Progressives tell themselves instead that they’ve been undone by a series of dirty deeds, including the alleged deceit of conservative justices who lied to the US Senate about their commitment to preserving Roe v. Wade.
Rep. Alexandria Ocasio-Cortez believes that impeachment proceedings should be in play.
What the perjury case against the justices in the Dobbs majority lacks is any evidence of assurances made under oath or otherwise they would vote to uphold a precedent of the court that had, justly, been under withering assault since it was handed down 50 years ago.
This shouldn’t have been hard to figure out. Any judge who considers himself or herself an originalist was going to believe that Roe is bad law because there wasn’t remotely colorable warrant for it under the Constitution. There might have been varying views on what deference was owed to precedent or other tactical questions; there wasn’t any meaningful disagreement on the core matter.
The dance that went on is that Democrats would try to get conservative nominees to say that Roe had been a precedent for a long time. The nominees would agree while not going any further. They’d often cite — correctly — the refusal to comment on contested questions going back to Ruth Bader Ginsburg’s confirmation hearings.
Typical was an exchange between Sen. Amy Klobuchar (D-Minn.) and Amy Coney Barrett during her hearings. Klobuchar pressed Barrett on whether Roe was a “super precedent,” or a ruling that no one thinks is in play anymore. Barrett demurred: “I’m answering a lot of questions about Roe, which I think indicates that Roe doesn’t fall in that category.”
This wasn’t deception — it was clearly saying, if obliquely, that Roe was vulnerable to challenge. I’d prefer if nominees were less lawyerly, but they are lawyers and the long-standing politicization of the confirmation process puts a premium on indirection.
The Times story doesn’t say that Collins asked Kavanaugh directly if he’d overturn Roe — presumably for good reason. The senator would have known such a question would have been highly improper. In fact, she praised Neil Gorsuch during his 2017 confirmation for saying he would have left the room if someone asked him for a commitment to overturn Roe.
It is doubtful that Kavanaugh told Collins anything in private that he didn’t say in his sworn public testimony as well. If he was playing some sort of double game, Collins should have felt an obligation to call Kavanaugh out on it. She didn’t. In fact, she gladly voted for him.
It is true that in his hearings Kavanaugh leaned heavily on the notion that Roe was precedent and that it had been reaffirmed in Casey, so it was “precedent upon precedent.” Yet other Roe supporters didn’t mistake his meaning. As Sen. Sheldon Whitehouse (D-RI) told Kavanaugh during the hearings, “Your own words make clear you do not really believe Roe v. Wade is settled law since the court, as you said, ‘can always overrule its precedent.’”

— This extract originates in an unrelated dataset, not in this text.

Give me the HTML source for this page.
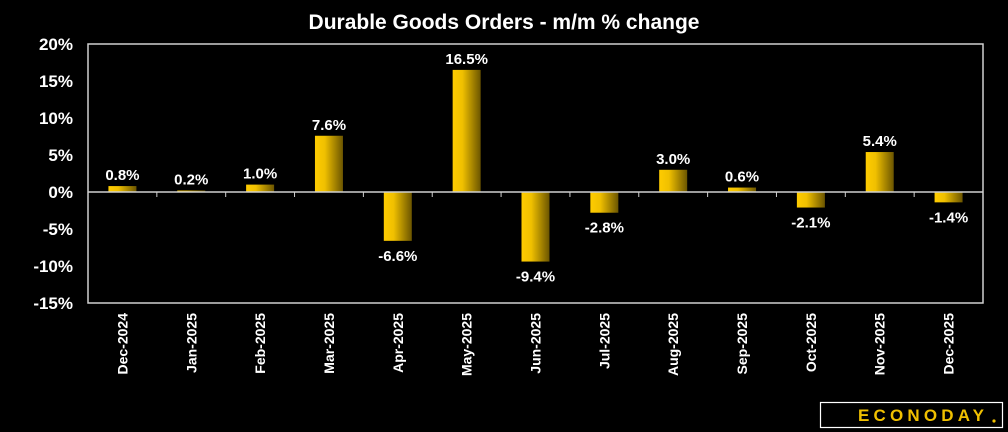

In her dramatic floor statement supporting Kavanaugh’s nomination, Collins made it clear that she also understood that his commitment to precedent was not absolute. It would give way, she explained, “in those rare circumstances where a decision is ‘grievously wrong’ or ‘deeply inconsistent with the law.’”
The court held in Dobbs that Roe was, indeed, egregiously wrong. Collins might be disappointed, but she shouldn’t feel ill-used.
Roe never deserved to be written into law in the first place. The conservative justices never said they would preserve it, and it would have been an egregious breach of their duty if they had.